Reinjection site selection involves a detailed evaluation of both reinjection formations and wells. While produced water reinjection in oilfields aims primarily to enhance recovery, current practices and standards in China focus mainly on gas field produced water. Existing standards specify detailed criteria for formation and well selection. Key considerations for reinjection formations include:
a. Storage capacity, ensuring sufficient volume to accommodate the planned injection;
b. Sealing and isolation performance, requiring effective caprock and prevention of migration through faults or surface outcrops;
c. Reinjection depth, to avoid potential impacts on shallow drinking-water resources.
Reinjection well selection emphasizes wellbore integrity, coordination with field development and injection zones, and strict avoidance of groundwater-sensitive areas. As well integrity failure is a major risk factor for produced water leakage and shallow groundwater contamination, existing standards impose stringent requirements on well design, corrosion protection, and cementing quality.
Prior to reinjection, produced water must undergo strict water quality control to ensure compatibility with formation water and reservoir rock, preventing damage caused by water sensitivity (salinity, acid, or alkali sensitivity).
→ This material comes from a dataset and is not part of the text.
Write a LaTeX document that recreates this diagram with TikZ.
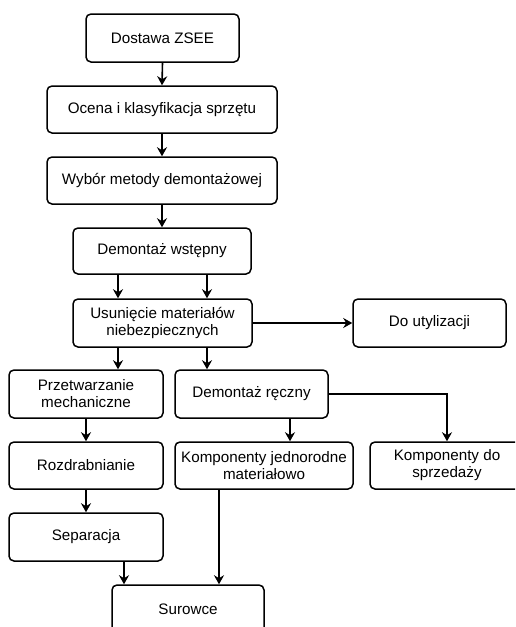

Incompatible water quality may result in scaling precipitation, clay mineral swelling, and pore blockage, thereby altering reservoir structure, reducing injectivity, increasing operational difficulty, and in extreme cases leading to reinjection well failure or caprock integrity loss. Poor water quality can also accelerate corrosion and scaling in injection systems and pipelines, reducing equipment performance and service life.
Current domestic standards for gas field produced water reinjection focus on key indicators such as pH, dissolved oxygen, oil content, suspended solids, sulfate-reducing bacteria, and iron bacteria, with detailed specifications provided in CNPC enterprise standards. In contrast, industry standards issued in the same period emphasize compatibility and injectivity, without specifying exact parameter limits. For oilfield reinjection, where pressure maintenance and enhanced recovery are critical, water quality requirements are generally more stringent.
To mitigate potential risks to groundwater, existing standards also strengthen operational management and shallow water monitoring. Operational management includes recording injection parameters (pressure, volume, and water quality) and regular inspection of well and injection system conditions. Monitoring focuses on dynamic surveillance of water quality in the reinjection area to ensure early detection and timely response to anomalies, thereby ensuring environmentally safe reinjection operations.